• _TASK GOAL_
Reproduce each line of the material exactly, minus any picture.

• _PROVIDED DATA_
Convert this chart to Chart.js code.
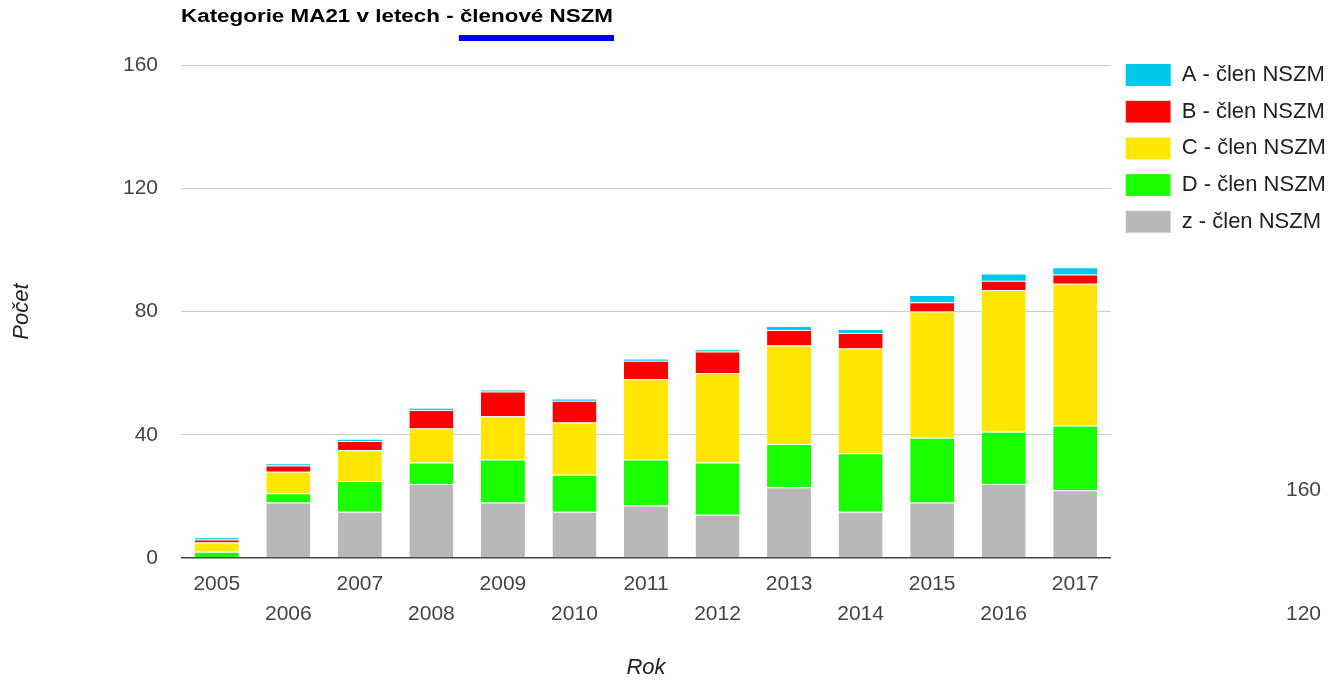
<!DOCTYPE html>
<html>
<head>
<meta charset="utf-8">
<script src="https://cdn.jsdelivr.net/npm/chart.js@4/dist/chart.umd.min.js"></script>
<style>
html,body{margin:0;padding:0;background:#fff;}
canvas{display:block;}
</style>
</head>
<body>
<canvas id="c" width="1335" height="681"></canvas>
<script>
// ---- data ----
const years = ['2005','2006','2007','2008','2009','2010','2011','2012','2013','2014','2015','2016','2017'];
const seriesNames = ['z - člen NSZM','D - člen NSZM','C - člen NSZM','B - člen NSZM','A - člen NSZM'];
const valuesZ = [0, 18, 15, 24, 18, 15, 17, 14, 23, 15, 18, 24, 22];
const valuesD = [2, 3, 10, 7, 14, 12, 15, 17, 14, 19, 21, 17, 21];
const valuesC = [3, 7, 10, 11, 14, 17, 26, 29, 32, 34, 41, 46, 46];
const valuesB = [1, 2, 3, 6, 8, 7, 6, 7, 5, 5, 3, 3, 3];
const valuesA = [0.4, 0.4, 0.4, 0.4, 0.4, 0.4, 0.4, 0.4, 1, 1, 2, 2, 2];
const seriesColors = ['#b8b8b8','#1aff00','#ffe600','#ff0000','#00c8ea'];
const yTickValues = [0, 40, 80, 120, 160];
const strayTickLabels = ['160', '120'];
const titleMain = 'Kategorie MA21 v letech - ';
const titleHighlight = 'členové NSZM';
const yTitle = 'Počet';
const xTitle = 'Rok';

const FONT = '"Liberation Sans", Arial, sans-serif';
Chart.defaults.font.family = FONT;

const seriesValues = [valuesZ, valuesD, valuesC, valuesB, valuesA];
const datasets = seriesValues.map((vals, i) => ({
  label: seriesNames[i],
  data: vals,
  backgroundColor: seriesColors[i],
  borderColor: '#ffffff',
  borderWidth: i === 4 ? 0 : {top: 1, left: 0, right: 0, bottom: 0},
  borderSkipped: 'start',
  barPercentage: 0.615,
  categoryPercentage: 1.0
}));

const extras = {
  id: 'extras',
  beforeLayout(chart) {
    const lg = chart.legend;
    if (lg && !lg._wrapped) {
      const f = lg.fit;
      lg.fit = function () { f.call(this); this.width = 224; };
      lg._wrapped = true;
    }
  },
  afterDraw(chart) {
    const ctx = chart.ctx;
    ctx.save();
    ctx.font = 'bold 18px ' + FONT;
    const full = titleMain + titleHighlight;
    const w = ctx.measureText(full).width;
    const w1 = ctx.measureText(titleMain).width;
    const sx = 432 / w;
    ctx.save();
    ctx.translate(181, 22);
    ctx.scale(sx, 1);
    ctx.fillStyle = '#000000';
    ctx.textBaseline = 'alphabetic';
    ctx.textAlign = 'left';
    ctx.fillText(full, 0, 0);
    ctx.restore();
    ctx.fillStyle = '#0000f0';
    ctx.fillRect(181 + w1 * sx - 1, 35, (w - w1) * sx + 2, 6);
    // stray tick labels at bottom right
    ctx.font = '21px ' + FONT;
    ctx.fillStyle = '#444444';
    ctx.textAlign = 'right';
    ctx.textBaseline = 'middle';
    ctx.fillText(strayTickLabels[0], 1321, 490);
    ctx.fillText(strayTickLabels[1], 1321, 614);
    ctx.restore();
  }
};

new Chart(document.getElementById('c'), {
  type: 'bar',
  data: { labels: years, datasets: datasets },
  plugins: [extras],
  options: {
    responsive: false,
    animation: false,
    devicePixelRatio: 1,
    layout: { padding: { top: 49.3, right: 0, bottom: 0, left: 0 } },
    plugins: {
      title: { display: true, text: ' ', font: { size: 10, lineHeight: 1 }, padding: { top: 5.7, bottom: 0 }, color: 'rgba(0,0,0,0)' },
      legend: {
        position: 'right',
        align: 'start',
        reverse: true,
        labels: {
          boxWidth: 45,
          boxHeight: 22,
          padding: 14.7,
          color: '#222222',
          font: { size: 22, family: FONT }
        }
      },
      tooltip: { enabled: false }
    },
    scales: {
      x: {
        stacked: true,
        grid: { display: false, drawTicks: false },
        border: { display: false },
        ticks: {
          autoSkip: false,
          maxRotation: 0,
          minRotation: 0,
          padding: 11.2,
          color: '#444444',
          font: { size: 21, lineHeight: 1.43, family: FONT },
          callback: function (v, i) { return i % 2 === 0 ? years[i] : ['', years[i]]; }
        },
        title: {
          display: true,
          text: xTitle,
          color: '#222222',
          font: { size: 22, style: 'italic', family: FONT },
          padding: { top: 0, bottom: 0 }
        },
        afterFit: function (s) { s.height = 123; }
      },
      y: {
        stacked: true,
        min: 0,
        max: 160,
        afterBuildTicks: function (s) { s.ticks = yTickValues.map(v => ({ value: v })); },
        grid: {
          drawTicks: false,
          color: ctx => (ctx.tick && ctx.tick.value === 0) ? '#444444' : '#cccccc',
          lineWidth: ctx => (ctx.tick && ctx.tick.value === 0) ? 1.6 : 1
        },
        border: { display: false },
        ticks: {
          padding: 23,
          color: '#444444',
          font: { size: 21, family: FONT }
        },
        title: {
          display: true,
          text: yTitle,
          color: '#222222',
          font: { size: 22, style: 'italic', family: FONT },
          padding: { top: 9, bottom: 0 }
        },
        afterFit: function (s) { s.width = 181; }
      }
    }
  }
});
</script>
</body>
</html>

• _FINISHED TASK_
Convert this chart to Chart.js code.
<!DOCTYPE html>
<html>
<head>
<meta charset="utf-8">
<script src="https://cdn.jsdelivr.net/npm/chart.js@4/dist/chart.umd.min.js"></script>
<style>
html,body{margin:0;padding:0;background:#fff;}
canvas{display:block;}
</style>
</head>
<body>
<canvas id="c" width="1335" height="681"></canvas>
<script>
// ---- data ----
const years = ['2005','2006','2007','2008','2009','2010','2011','2012','2013','2014','2015','2016','2017'];
const seriesNames = ['z - člen NSZM','D - člen NSZM','C - člen NSZM','B - člen NSZM','A - člen NSZM'];
const valuesZ = [0, 18, 15, 24, 18, 15, 17, 14, 23, 15, 18, 24, 22];
const valuesD = [2, 3, 10, 7, 14, 12, 15, 17, 14, 19, 21, 17, 21];
const valuesC = [3, 7, 10, 11, 14, 17, 26, 29, 32, 34, 41, 46, 46];
const valuesB = [1, 2, 3, 6, 8, 7, 6, 7, 5, 5, 3, 3, 3];
const valuesA = [0.4, 0.4, 0.4, 0.4, 0.4, 0.4, 0.4, 0.4, 1, 1, 2, 2, 2];
const seriesColors = ['#b8b8b8','#1aff00','#ffe600','#ff0000','#00c8ea'];
const yTickValues = [0, 40, 80, 120, 160];
const strayTickLabels = ['160', '120'];
const titleMain = 'Kategorie MA21 v letech - ';
const titleHighlight = 'členové NSZM';
const yTitle = 'Počet';
const xTitle = 'Rok';

const FONT = '"Liberation Sans", Arial, sans-serif';
Chart.defaults.font.family = FONT;

const seriesValues = [valuesZ, valuesD, valuesC, valuesB, valuesA];
const datasets = seriesValues.map((vals, i) => ({
  label: seriesNames[i],
  data: vals,
  backgroundColor: seriesColors[i],
  borderColor: '#ffffff',
  borderWidth: i === 4 ? 0 : {top: 1, left: 0, right: 0, bottom: 0},
  borderSkipped: 'start',
  barPercentage: 0.615,
  categoryPercentage: 1.0
}));

const extras = {
  id: 'extras',
  beforeLayout(chart) {
    const lg = chart.legend;
    if (lg && !lg._wrapped) {
      const f = lg.fit;
      lg.fit = function () { f.call(this); this.width = 224; };
      lg._wrapped = true;
    }
  },
  afterDraw(chart) {
    const ctx = chart.ctx;
    ctx.save();
    ctx.font = 'bold 18px ' + FONT;
    const full = titleMain + titleHighlight;
    const w = ctx.measureText(full).width;
    const w1 = ctx.measureText(titleMain).width;
    const sx = 432 / w;
    ctx.save();
    ctx.translate(181, 22);
    ctx.scale(sx, 1);
    ctx.fillStyle = '#000000';
    ctx.textBaseline = 'alphabetic';
    ctx.textAlign = 'left';
    ctx.fillText(full, 0, 0);
    ctx.restore();
    ctx.fillStyle = '#0000f0';
    ctx.fillRect(181 + w1 * sx - 1, 35, (w - w1) * sx + 2, 6);
    // stray tick labels at bottom right
    ctx.font = '21px ' + FONT;
    ctx.fillStyle = '#444444';
    ctx.textAlign = 'right';
    ctx.textBaseline = 'middle';
    ctx.fillText(strayTickLabels[0], 1321, 490);
    ctx.fillText(strayTickLabels[1], 1321, 614);
    ctx.restore();
  }
};

new Chart(document.getElementById('c'), {
  type: 'bar',
  data: { labels: years, datasets: datasets },
  plugins: [extras],
  options: {
    responsive: false,
    animation: false,
    devicePixelRatio: 1,
    layout: { padding: { top: 49.3, right: 0, bottom: 0, left: 0 } },
    plugins: {
      title: { display: true, text: ' ', font: { size: 10, lineHeight: 1 }, padding: { top: 5.7, bottom: 0 }, color: 'rgba(0,0,0,0)' },
      legend: {
        position: 'right',
        align: 'start',
        reverse: true,
        labels: {
          boxWidth: 45,
          boxHeight: 22,
          padding: 14.7,
          color: '#222222',
          font: { size: 22, family: FONT }
        }
      },
      tooltip: { enabled: false }
    },
    scales: {
      x: {
        stacked: true,
        grid: { display: false, drawTicks: false },
        border: { display: false },
        ticks: {
          autoSkip: false,
          maxRotation: 0,
          minRotation: 0,
          padding: 11.2,
          color: '#444444',
          font: { size: 21, lineHeight: 1.43, family: FONT },
          callback: function (v, i) { return i % 2 === 0 ? years[i] : ['', years[i]]; }
        },
        title: {
          display: true,
          text: xTitle,
          color: '#222222',
          font: { size: 22, style: 'italic', family: FONT },
          padding: { top: 0, bottom: 0 }
        },
        afterFit: function (s) { s.height = 123; }
      },
      y: {
        stacked: true,
        min: 0,
        max: 160,
        afterBuildTicks: function (s) { s.ticks = yTickValues.map(v => ({ value: v })); },
        grid: {
          drawTicks: false,
          color: ctx => (ctx.tick && ctx.tick.value === 0) ? '#444444' : '#cccccc',
          lineWidth: ctx => (ctx.tick && ctx.tick.value === 0) ? 1.6 : 1
        },
        border: { display: false },
        ticks: {
          padding: 23,
          color: '#444444',
          font: { size: 21, family: FONT }
        },
        title: {
          display: true,
          text: yTitle,
          color: '#222222',
          font: { size: 22, style: 'italic', family: FONT },
          padding: { top: 9, bottom: 0 }
        },
        afterFit: function (s) { s.width = 181; }
      }
    }
  }
});
</script>
</body>
</html>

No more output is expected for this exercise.